Are you a Jew? I’m a Jew!
Obviously, the anachronistic use of a song that was itself anachronistic on a television show that trafficked in well-meaning revisionist history can tell us nothing about American Jewish culture in the last quarter of the nineteenth century. Yet the story of how “Oyfn Pripetshik” came to be sung in Walnut Grove may tell us something about the enduring place of Jewish languages in American culture today.
“The Craftsman” was the first television job for a young writer named Paul Wolff, now a professor of screenwriting at the University of Southern California. Wolff’s big break came when his agent secured for him a meeting with Michael Landon.
As Wolff recalls, he had written a short story about a coffin maker who didn’t use nails. In the first draft, Wolff’s craftsman wasn’t explicitly Jewish, but he was, Wolff says, someone like his grandfather. “He was a worker, not a scholar,” Wolff explains. “A lot of the Jews who went West were craftsmen because those were the types of skills required at the time.”
With this in mind, as Wolff prepared for his meeting with Landon to propose the story as the basis of an episode of Little House, he considered suggesting his coffin maker might be a Jew. He decided otherwise when, upon entering Landon’s production offices, he saw a bulletin board with the names of people associated with the show. As far as he could tell, there were no Jews listed, which to Wolff guaranteed that the idea of a Jewish craftsman might not get very far.
When Landon responded positively to the story, however, the writer felt compelled to make his suggestion. After he did so, Wolff recalls, “Michael Landon looks at me and says, Are you a Jew? I’m a Jew!”

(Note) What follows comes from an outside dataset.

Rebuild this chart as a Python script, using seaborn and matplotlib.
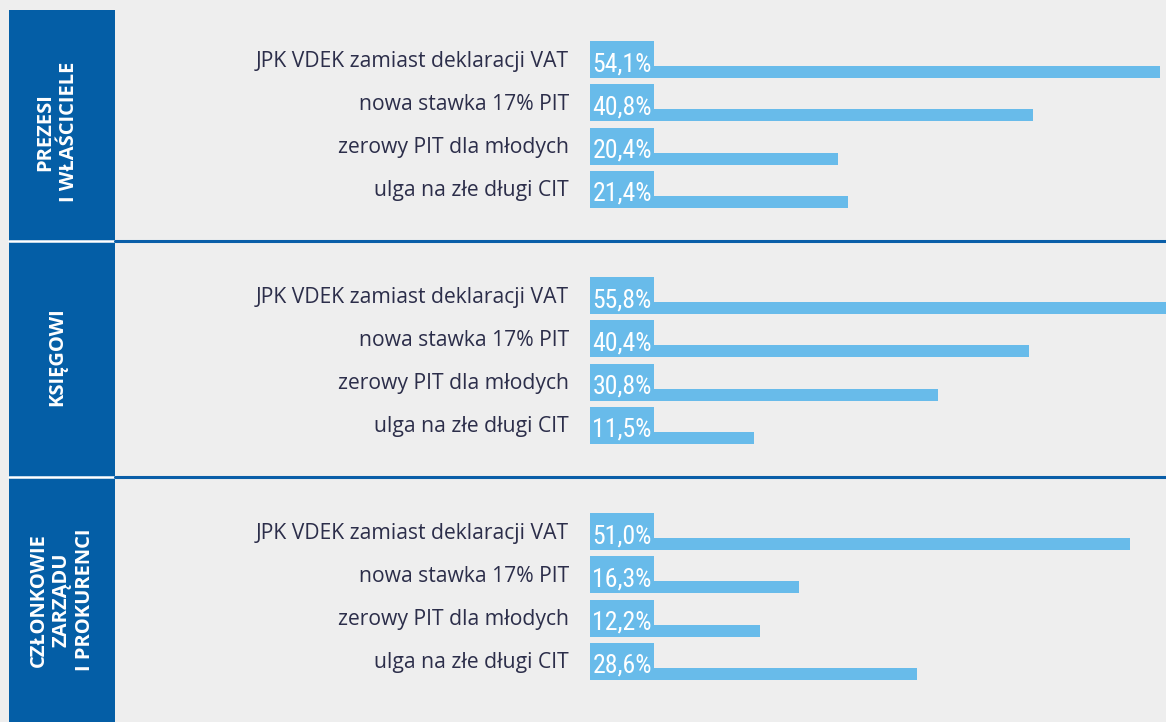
import numpy as np
import pandas as pd
import matplotlib
matplotlib.use("Agg")
import matplotlib.pyplot as plt
import seaborn as sns
from matplotlib import font_manager
from matplotlib.patches import Rectangle
from matplotlib.lines import Line2D
import matplotlib.transforms as mtransforms

# ---------------- data ----------------
groups = ["PREZESI\nI WŁAŚCICIELE", "KSIĘGOWI", "CZŁONKOWIE\nZARZĄDU\nI PROKURENCI"]
categories = [
    "JPK VDEK zamiast deklaracji VAT",
    "nowa stawka 17% PIT",
    "zerowy PIT dla młodych",
    "ulga na złe długi CIT",
]
prezesi = [54.1, 40.8, 20.4, 21.4]
ksiegowi = [55.8, 40.4, 30.8, 11.5]
czlonkowie = [51.0, 16.3, 12.2, 28.6]
group_values = [prezesi, ksiegowi, czlonkowie]

# ---------------- style ----------------
BG = "#eeeeee"
PANEL = "#045ea6"
BAR = "#68bbea"
LINE = "#0a5ea8"
LABEL = "#2c2e4a"

sns.set_theme(style="white")
plt.rcParams["font.family"] = ["Open Sans", "DejaVu Sans"]

available = {f.name for f in font_manager.fontManager.ttflist}
value_font = "DejaVu Sans"
for cand in ["Roboto Condensed", "Open Sans Condensed", "Liberation Sans Narrow",
             "DejaVu Sans Condensed", "Noto Sans Condensed"]:
    if cand in available:
        value_font = cand
        break

W, H = 1166, 722
fig = plt.figure(figsize=(W / 100, H / 100), dpi=100)
fig.patch.set_facecolor(BG)


def px(x0, y0, w, h):
    return [x0 / W, 1 - (y0 + h) / H, w / W, h / H]


# left dark panel
fig.add_artist(Rectangle((9 / W, 0), 106 / W, (H - 10) / H,
                         transform=fig.transFigure, facecolor=PANEL,
                         edgecolor="none", lw=0, zorder=0))

# separators
for ysep in [241, 477]:
    fig.add_artist(Line2D([9 / W, 115 / W], [1 - ysep / H] * 2, color="white",
                          lw=1.8, transform=fig.transFigure, zorder=2))
    fig.add_artist(Line2D([115 / W, 1], [1 - ysep / H] * 2, color=LINE,
                          lw=2.2, transform=fig.transFigure, zorder=2))

# group titles
title_pos = [(57, 132), (57, 357), (62, 600)]
for g, (tx, ty) in zip(groups, title_pos):
    fig.text(tx / W, 1 - ty / H, g, rotation=90, ha="center", va="center",
             multialignment="center", color="white", fontweight="bold",
             fontsize=14.5, family=["Open Sans", "DejaVu Sans"])

ROW = 43.33
for gi, vals in enumerate(group_values):
    top = 5 + 236 * gi
    ax = fig.add_axes(px(590, top, 576, 236))
    ax.set_facecolor("none")
    df = pd.DataFrame({"kategoria": categories, "wartosc": vals})
    sns.barplot(data=df, x="wartosc", y="kategoria", color=BAR, saturation=1,
                width=12 / ROW, orient="h", ax=ax, zorder=2,
                linewidth=0, edgecolor="none")
    ax.set_xlim(-5.67, 54.77)
    ax.set_ylim(3 + 39 / ROW, -67 / ROW)
    ax.set_xlabel("")
    ax.set_ylabel("")
    ax.set_xticks([])
    ax.set_yticks([])
    for s in ax.spines.values():
        s.set_visible(False)
    trans = mtransforms.blended_transform_factory(ax.transAxes, ax.transData)
    bar_bottom = 6 / ROW
    box_h = 37 / ROW
    for i, (cat, v) in enumerate(zip(categories, vals)):
        ax.add_patch(Rectangle((0, i + bar_bottom - box_h), 64 / 576, box_h,
                               transform=trans, facecolor=BAR,
                               edgecolor="none", lw=0, zorder=3,
                               clip_on=False))
        ax.text(32 / 576, i + bar_bottom - 7 / ROW,
                f"{v:.1f}%".replace(".", ","), transform=trans, ha="center",
                va="baseline", color="white", fontsize=18.5, family=value_font,
                zorder=4)
        ax.text(-21 / 576, i + bar_bottom - box_h / 2 + 1.5 / ROW, cat,
                transform=trans, ha="right", va="center", color=LABEL,
                fontsize=15.2, clip_on=False)

fig.savefig("out.png", dpi=100, facecolor=BG)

While no secret, it was not very well known at the time that Landon had endured anti-Semitic taunts and bullying in his youth, but when he began his acting career he borrowed a screen-ready stage name from the Los Angeles telephone directory. “He was serious about who he was, about being Jewish,” Wolff remembers of the impression Landon made during that first meeting. “He had been looking for a way to announce it to the world.”
According to Wolff, “The Craftsman” became that way. Singerman was a Jew dropped into the mythology of the American West, much as Landon himself had been as a star of Bonanza. Notes Wolff, who went on to write regularly for Little House, “I see that episode as really standing on its own, apart from the rest of the series.”
Moving from pitching the story to writing it, Wolff took the authenticity of his Jewish pioneer seriously—or perhaps as seriously as a network television writer could. For the “Jewish words” with which Singerman would sprinkle his conversation, Wolff turned to Leo Rosten’s 1968 bestselling humor book The Joys of Yiddish.
“Oyfn Pripetshik,” however, came not from Wolff, but from Landon himself—with the input of the series’ composer David Rose, who was, Landon told Wolff, “a real Yiddishkeyt guy.” Unlike the episode’s writer, its director was a Yiddish speaker. And perhaps like all Yiddish speakers in America, Landon was aware of the implications of using Jewish languages in a place where other elements of Jewishness seemed easily shed. In a 1982 interview, he recounted the sense of unease he sometimes felt among non-Jews, even those with whom he worked closely:
I can remember riding in a car from location with guys I’d known for fifteen years, and I told a joke. I’m sitting in the front seat, I’ve been thinking about [the discomfort] and it’s been bothering me all day. I tell the joke and I give them the punchline in Yiddish, right? I’ve got a car full of gentiles and they haven’t got the slightest notion, not the slightest notion what that punchline is, and everybody laughed. I looked around and asked, ‘Why did you laugh? What’s funny?’ And they said, ‘Because you told it and you’re the boss.’
Even though he had spent decades in Hollywood by this point, when Michael Landon wanted to test the waters of difference separating him from “a car full of gentiles,” he knew to use Yiddish. In life, as in Little House, American Jews of Landon’s generation knew they were defined at least in part by language. It was natural, then, that when Landon finally told a Jewish story in his chosen medium, Yiddish would be used as a boundary, a marker of particular identity.
Yet the meaning of any boundary depends on which side you’re on. Landon seems to have known that the use of Yiddish on the prairie could convey two messages simultaneously.
The first, intended for any of his millions of viewers, was that “Jewish words” were those that concerned survival and tradition. Each one, when spoken to the receptive ears of young Albert Ingalls, signaled the thematic presence of the most ubiquitous Jewish word of all: continuity.
The second message, offered mainly to those who understood the implication of Singerman’s song, was more subversive. It was the same message that might have crossed the mind of Eugene Maurice Orowitz when he pulled the name “Michael Landon” from the phonebook more than twenty years before: that in America, continuity might mean something different than it had in earlier Jewish generations; that in America, continuity could not exist without change.
Leaving for another time the question of whether or not Little House on the Prairie was pure shmaltz, it’s worth remembering on the anniversary of Michael Landon’s death that the man otherwise known as Little Joe Cartwright, Charles Ingalls, and the angel Jonathon Smith had a yiddishe kop under that nice head of hair.